Task: Begin with the first line and repeat exactly through the line containing "const COR_TRILHO = '#262628';"; leave every image out.

------------------------

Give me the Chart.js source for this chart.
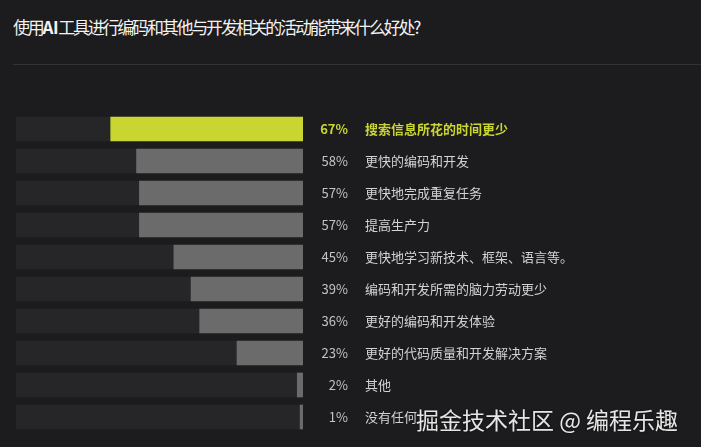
<!DOCTYPE html>
<html>
<head>
<meta charset="utf-8">
<script src="https://cdn.jsdelivr.net/npm/chart.js@4"></script>
<style>
  html, body { margin: 0; padding: 0; background: #1c1b1e; width: 701px; height: 447px; overflow: hidden; }
  #wrap { position: relative; width: 701px; height: 447px; }
  #titulo {
    position: absolute; left: 13px; top: 14px;
    font-family: "Noto Sans CJK SC", sans-serif; font-size: 17px; color: #f2f2f2;
    letter-spacing: -2.2px; white-space: nowrap; line-height: 26px;
  }
  #titulo b { font-weight: 700; letter-spacing: -0.5px; }
  #linha { position: absolute; left: 13px; right: 0; top: 64px; height: 1px; background: #333236; }
  #marca {
    position: absolute; left: 416px; top: 404px;
    font-family: "Noto Sans CJK SC", sans-serif; font-size: 23px; color: #e6e6e6;
    white-space: nowrap; line-height: 30px; text-shadow: 0 0 2px rgba(0,0,0,0.6);
  }
  canvas { position: absolute; left: 0; top: 0; }
</style>
</head>
<body>
<div id="wrap">
  <div id="titulo">使用<b>AI</b>工具进行编码和其他与开发相关的活动能带来什么好处?</div>
  <div id="linha"></div>
  <canvas id="grafico" width="701" height="447"></canvas>
  <div id="marca">掘金技术社区 @ 编程乐趣</div>
</div>
<script>
// dados
const categorias = [
  '搜索信息所花的时间更少',
  '更快的编码和开发',
  '更快地完成重复任务',
  '提高生产力',
  '更快地学习新技术、框架、语言等。',
  '编码和开发所需的脑力劳动更少',
  '更好的编码和开发体验',
  '更好的代码质量和开发解决方案',
  '其他',
  '没有任何'
];
const percentuais = [67, 58, 57, 57, 45, 39, 36, 23, 2, 1];
const fundo = [100, 100, 100, 100, 100, 100, 100, 100, 100, 100];
const destaque = 0; // índice da barra em destaque

const COR_DESTAQUE = '#c9d530';
const COR_BARRA = '#6b6b6b';
const COR_TRILHO = '#262628';

// desenha "67%  texto" à direita de cada barra
const rotulos = {
  id: 'rotulos',
  afterDatasetsDraw(chart) {
    const { ctx, scales: { y } } = chart;
    ctx.save();
    ctx.textBaseline = 'middle';
    categorias.forEach((cat, i) => {
      const py = y.getPixelForValue(i);
      const forte = i === destaque;
      ctx.font = (forte ? '700 ' : '400 ') + '13px "Noto Sans CJK SC", sans-serif';
      ctx.fillStyle = forte ? COR_DESTAQUE : '#c4c4c4';
      ctx.textAlign = 'right';
      ctx.fillText(percentuais[i] + '%', 348, py);
      ctx.fillStyle = forte ? COR_DESTAQUE : '#d2d2d2';
      ctx.textAlign = 'left';
      ctx.fillText(cat, 365, py);
    });
    ctx.restore();
  }
};

new Chart(document.getElementById('grafico').getContext('2d'), {
  type: 'bar',
  data: {
    labels: categorias,
    datasets: [
      {
        label: 'valor',
        data: percentuais,
        backgroundColor: percentuais.map((_, i) => i === destaque ? COR_DESTAQUE : COR_BARRA),
        barThickness: 24,
        borderSkipped: false,
        order: 1
      },
      {
        label: 'trilho',
        data: fundo,
        backgroundColor: COR_TRILHO,
        barThickness: 24,
        borderRadius: 2,
        borderSkipped: false,
        order: 2
      }
    ]
  },
  options: {
    indexAxis: 'y',
    responsive: false,
    animation: false,
    datasets: { bar: { grouped: false } },
    layout: { padding: { left: 16, right: 398, top: 113, bottom: 14 } },
    plugins: {
      legend: { display: false },
      tooltip: { enabled: false }
    },
    scales: {
      x: { display: false, min: 0, max: 100, reverse: true },
      y: { display: false }
    }
  },
  plugins: [rotulos]
});
</script>
</body>
</html>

------------------------

Finished exercise:
Give me the Chart.js source for this chart.
<!DOCTYPE html>
<html>
<head>
<meta charset="utf-8">
<script src="https://cdn.jsdelivr.net/npm/chart.js@4"></script>
<style>
  html, body { margin: 0; padding: 0; background: #1c1b1e; width: 701px; height: 447px; overflow: hidden; }
  #wrap { position: relative; width: 701px; height: 447px; }
  #titulo {
    position: absolute; left: 13px; top: 14px;
    font-family: "Noto Sans CJK SC", sans-serif; font-size: 17px; color: #f2f2f2;
    letter-spacing: -2.2px; white-space: nowrap; line-height: 26px;
  }
  #titulo b { font-weight: 700; letter-spacing: -0.5px; }
  #linha { position: absolute; left: 13px; right: 0; top: 64px; height: 1px; background: #333236; }
  #marca {
    position: absolute; left: 416px; top: 404px;
    font-family: "Noto Sans CJK SC", sans-serif; font-size: 23px; color: #e6e6e6;
    white-space: nowrap; line-height: 30px; text-shadow: 0 0 2px rgba(0,0,0,0.6);
  }
  canvas { position: absolute; left: 0; top: 0; }
</style>
</head>
<body>
<div id="wrap">
  <div id="titulo">使用<b>AI</b>工具进行编码和其他与开发相关的活动能带来什么好处?</div>
  <div id="linha"></div>
  <canvas id="grafico" width="701" height="447"></canvas>
  <div id="marca">掘金技术社区 @ 编程乐趣</div>
</div>
<script>
// dados
const categorias = [
  '搜索信息所花的时间更少',
  '更快的编码和开发',
  '更快地完成重复任务',
  '提高生产力',
  '更快地学习新技术、框架、语言等。',
  '编码和开发所需的脑力劳动更少',
  '更好的编码和开发体验',
  '更好的代码质量和开发解决方案',
  '其他',
  '没有任何'
];
const percentuais = [67, 58, 57, 57, 45, 39, 36, 23, 2, 1];
const fundo = [100, 100, 100, 100, 100, 100, 100, 100, 100, 100];
const destaque = 0; // índice da barra em destaque

const COR_DESTAQUE = '#c9d530';
const COR_BARRA = '#6b6b6b';
const COR_TRILHO = '#262628';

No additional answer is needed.